What is expected: Return only the count of lines in which the word "this" appears.

Source data:
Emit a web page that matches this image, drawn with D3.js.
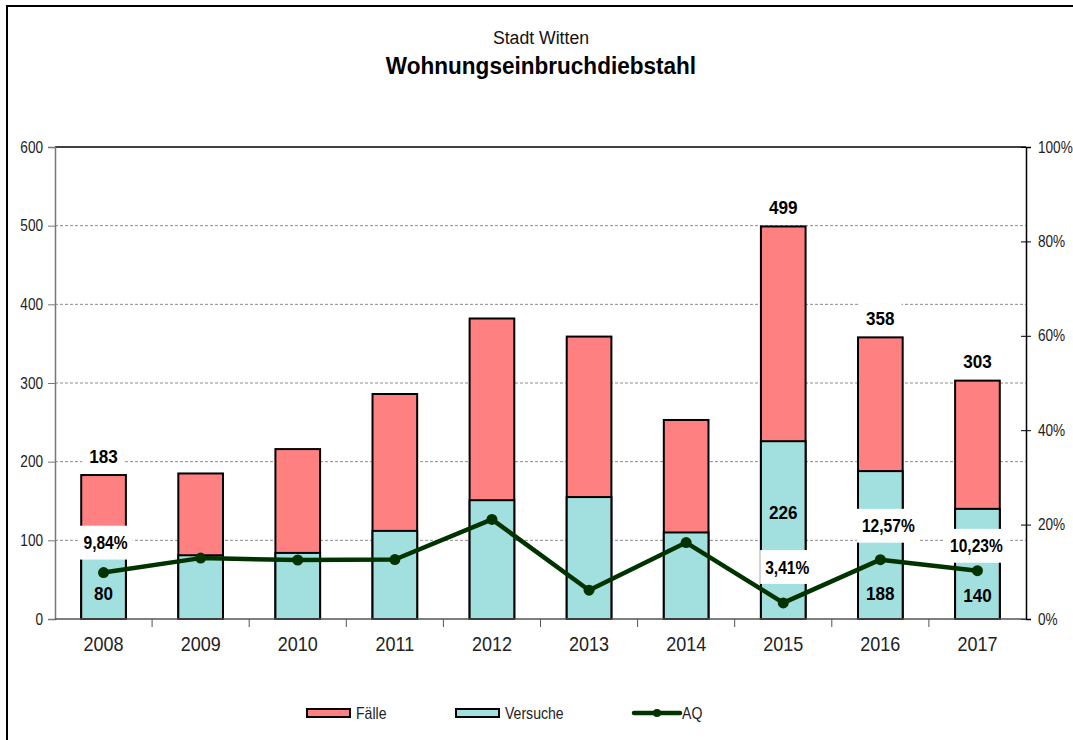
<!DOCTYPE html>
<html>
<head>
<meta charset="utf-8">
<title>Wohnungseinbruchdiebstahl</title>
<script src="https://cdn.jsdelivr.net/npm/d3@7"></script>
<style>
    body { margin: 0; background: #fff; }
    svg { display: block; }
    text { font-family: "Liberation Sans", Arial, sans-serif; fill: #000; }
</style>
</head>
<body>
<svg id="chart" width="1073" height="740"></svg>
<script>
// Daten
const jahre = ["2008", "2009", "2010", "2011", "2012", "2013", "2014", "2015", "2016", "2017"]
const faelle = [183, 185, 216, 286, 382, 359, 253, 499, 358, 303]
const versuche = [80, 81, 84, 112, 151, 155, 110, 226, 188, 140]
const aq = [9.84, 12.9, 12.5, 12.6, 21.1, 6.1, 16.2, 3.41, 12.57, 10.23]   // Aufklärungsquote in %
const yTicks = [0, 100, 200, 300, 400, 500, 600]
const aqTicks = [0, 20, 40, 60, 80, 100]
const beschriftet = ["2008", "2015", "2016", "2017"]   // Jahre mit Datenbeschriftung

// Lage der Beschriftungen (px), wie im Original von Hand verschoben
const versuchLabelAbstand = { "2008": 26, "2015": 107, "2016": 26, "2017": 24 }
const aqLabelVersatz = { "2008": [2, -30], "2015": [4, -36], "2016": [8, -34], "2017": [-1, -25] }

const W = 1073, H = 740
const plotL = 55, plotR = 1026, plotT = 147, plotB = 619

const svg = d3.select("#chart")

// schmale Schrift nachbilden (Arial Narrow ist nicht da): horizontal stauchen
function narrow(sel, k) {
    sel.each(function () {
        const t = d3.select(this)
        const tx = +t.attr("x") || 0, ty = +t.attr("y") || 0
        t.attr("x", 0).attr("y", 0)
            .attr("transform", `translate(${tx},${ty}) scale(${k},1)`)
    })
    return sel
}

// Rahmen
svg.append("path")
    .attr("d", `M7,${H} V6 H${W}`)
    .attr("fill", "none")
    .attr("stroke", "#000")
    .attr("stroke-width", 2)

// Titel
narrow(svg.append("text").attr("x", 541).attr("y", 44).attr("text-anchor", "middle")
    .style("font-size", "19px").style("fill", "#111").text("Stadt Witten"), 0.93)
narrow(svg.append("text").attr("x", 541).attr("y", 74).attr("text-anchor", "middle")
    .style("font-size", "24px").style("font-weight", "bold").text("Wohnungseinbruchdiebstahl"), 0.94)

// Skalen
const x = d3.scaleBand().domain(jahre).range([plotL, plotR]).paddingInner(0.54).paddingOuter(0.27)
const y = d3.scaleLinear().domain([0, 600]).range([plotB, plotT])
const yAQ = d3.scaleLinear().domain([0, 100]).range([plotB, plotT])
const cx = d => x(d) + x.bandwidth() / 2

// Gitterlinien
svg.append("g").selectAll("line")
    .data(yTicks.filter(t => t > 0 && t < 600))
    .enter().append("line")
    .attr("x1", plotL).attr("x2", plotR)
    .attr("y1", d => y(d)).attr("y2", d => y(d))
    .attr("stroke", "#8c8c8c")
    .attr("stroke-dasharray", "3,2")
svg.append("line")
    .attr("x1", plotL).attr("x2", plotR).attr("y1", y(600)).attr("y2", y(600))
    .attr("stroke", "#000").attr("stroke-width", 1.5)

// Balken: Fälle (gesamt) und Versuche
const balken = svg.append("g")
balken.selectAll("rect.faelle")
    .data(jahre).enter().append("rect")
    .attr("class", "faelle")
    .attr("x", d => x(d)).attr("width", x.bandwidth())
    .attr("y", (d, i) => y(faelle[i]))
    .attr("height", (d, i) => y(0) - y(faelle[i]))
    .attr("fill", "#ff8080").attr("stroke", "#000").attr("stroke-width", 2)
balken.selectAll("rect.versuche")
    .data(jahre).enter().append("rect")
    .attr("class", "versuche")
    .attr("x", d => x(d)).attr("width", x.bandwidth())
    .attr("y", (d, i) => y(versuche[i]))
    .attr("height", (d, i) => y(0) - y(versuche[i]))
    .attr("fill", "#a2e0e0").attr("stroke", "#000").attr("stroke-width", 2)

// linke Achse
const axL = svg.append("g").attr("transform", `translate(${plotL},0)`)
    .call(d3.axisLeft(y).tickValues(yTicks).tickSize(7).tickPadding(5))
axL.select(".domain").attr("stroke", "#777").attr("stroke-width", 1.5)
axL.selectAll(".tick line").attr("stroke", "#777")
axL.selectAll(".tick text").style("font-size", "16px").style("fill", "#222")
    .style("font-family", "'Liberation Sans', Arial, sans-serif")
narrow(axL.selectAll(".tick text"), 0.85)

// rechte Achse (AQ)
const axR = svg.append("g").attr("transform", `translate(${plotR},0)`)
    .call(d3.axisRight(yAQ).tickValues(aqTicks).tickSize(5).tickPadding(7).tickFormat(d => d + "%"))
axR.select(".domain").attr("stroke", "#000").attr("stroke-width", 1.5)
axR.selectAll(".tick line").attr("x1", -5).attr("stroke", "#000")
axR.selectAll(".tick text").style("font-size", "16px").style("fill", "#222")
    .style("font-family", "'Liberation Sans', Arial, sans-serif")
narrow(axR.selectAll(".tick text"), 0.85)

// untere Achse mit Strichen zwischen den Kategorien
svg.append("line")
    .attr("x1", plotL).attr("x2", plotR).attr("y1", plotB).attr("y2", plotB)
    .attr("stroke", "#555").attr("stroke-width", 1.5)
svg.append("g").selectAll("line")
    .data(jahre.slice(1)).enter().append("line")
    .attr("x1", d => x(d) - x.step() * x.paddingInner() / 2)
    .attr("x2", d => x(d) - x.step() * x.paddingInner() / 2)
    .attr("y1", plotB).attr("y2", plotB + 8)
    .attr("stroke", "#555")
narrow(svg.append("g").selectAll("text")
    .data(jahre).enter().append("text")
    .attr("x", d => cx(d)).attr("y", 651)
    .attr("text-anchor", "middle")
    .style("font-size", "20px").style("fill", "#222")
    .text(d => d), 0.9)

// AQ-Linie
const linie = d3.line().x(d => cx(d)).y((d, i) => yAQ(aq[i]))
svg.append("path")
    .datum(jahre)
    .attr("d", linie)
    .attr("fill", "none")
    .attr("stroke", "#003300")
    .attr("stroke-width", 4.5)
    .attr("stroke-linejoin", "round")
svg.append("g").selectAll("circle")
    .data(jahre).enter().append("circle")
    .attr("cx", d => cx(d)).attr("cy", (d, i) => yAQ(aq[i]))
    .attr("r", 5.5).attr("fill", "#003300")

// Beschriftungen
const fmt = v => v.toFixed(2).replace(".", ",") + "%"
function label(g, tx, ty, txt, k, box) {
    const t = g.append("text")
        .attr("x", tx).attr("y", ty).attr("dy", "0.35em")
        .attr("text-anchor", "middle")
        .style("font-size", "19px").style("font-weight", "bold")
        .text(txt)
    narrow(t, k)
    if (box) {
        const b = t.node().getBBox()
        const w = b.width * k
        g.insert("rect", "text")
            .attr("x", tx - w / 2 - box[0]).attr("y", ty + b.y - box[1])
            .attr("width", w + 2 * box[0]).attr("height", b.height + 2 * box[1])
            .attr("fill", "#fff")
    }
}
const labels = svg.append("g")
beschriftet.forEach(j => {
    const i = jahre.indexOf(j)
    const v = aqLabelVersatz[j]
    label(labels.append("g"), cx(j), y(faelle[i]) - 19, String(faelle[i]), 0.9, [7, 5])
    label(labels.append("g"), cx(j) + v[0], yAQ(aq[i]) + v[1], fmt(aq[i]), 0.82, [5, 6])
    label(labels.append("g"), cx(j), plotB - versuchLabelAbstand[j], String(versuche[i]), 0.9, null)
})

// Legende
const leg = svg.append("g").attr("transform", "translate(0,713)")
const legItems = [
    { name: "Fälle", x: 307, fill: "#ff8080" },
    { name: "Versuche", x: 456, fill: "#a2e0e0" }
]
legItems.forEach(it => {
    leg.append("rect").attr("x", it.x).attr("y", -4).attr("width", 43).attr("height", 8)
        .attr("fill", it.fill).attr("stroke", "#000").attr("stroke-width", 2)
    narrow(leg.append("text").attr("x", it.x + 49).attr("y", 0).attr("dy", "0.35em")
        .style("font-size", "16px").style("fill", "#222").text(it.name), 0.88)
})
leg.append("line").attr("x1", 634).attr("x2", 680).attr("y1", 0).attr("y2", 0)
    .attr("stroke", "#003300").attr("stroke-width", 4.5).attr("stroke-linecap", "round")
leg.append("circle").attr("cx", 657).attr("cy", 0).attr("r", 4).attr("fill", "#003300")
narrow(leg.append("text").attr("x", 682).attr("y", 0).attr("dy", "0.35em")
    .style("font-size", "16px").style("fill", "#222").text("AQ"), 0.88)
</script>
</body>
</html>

Full response: 2